Pros and Cons of Wet Bathrooms
There are advantages to a wet bathroom, the primary one being that, obviously, water damage isn’t an issue with these, provided everything is sealed and placed correctly. Gone are the days of worrying about dripping water hazardously across delicate surfaces, and the claustrophobic nature of enclosures and shower curtains can be done away with as well.
This also adds some convenience. If you forgot something on the counter, or find yourself, mid-shower, in need of the commode (it happens to us all), you needn’t worry about the water mess this would usually create.
The absence of that enclosure also provides better light, which is always good. Shaving in the shower – especially a regular struggle for women or athletes who go beyond just facial grooming – is much easier in an open environment like this.
Of course, this is a tradeoff, because this does have its downsides. Implementing a wet bathroom in a larger space brings the problem of a chillier showering experience, as the steam isn’t contained.
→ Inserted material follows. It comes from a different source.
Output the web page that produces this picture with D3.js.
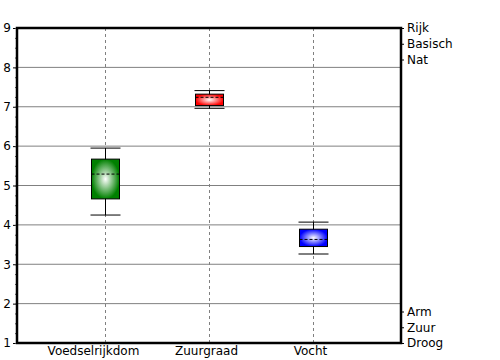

Anyone who’s had to shower in a more open, spacious environment (such as open-air stalls at campgrounds, or when the shower curtain is broken) can vouch for the fact that the contained steam is pretty integral in the warm experience we all take for granted.
Even in a smaller space, you may notice it being less warm for most of your shower, though in these small spaces, the difference is mild enough you’re likely to acclimate within a week or two.
Another issue is, this provides far more surface to clean soap scum, mildew, and hard water deposits off of. Imagine if the whole bathroom was like your shower walls.
Finally, this can produce more risk of slipping and falling, as the whole bathroom is slick with steam condensation and temporarily-pooling water. Bath mats aren’t very practical, as the environment would destroy them quite rapidly.
Is a wet bathroom right for you? Only you can tell, but weigh the benefits and downsides carefully before making the definitely not cheap investment in this idea, and be sure your space isn’t too big for it.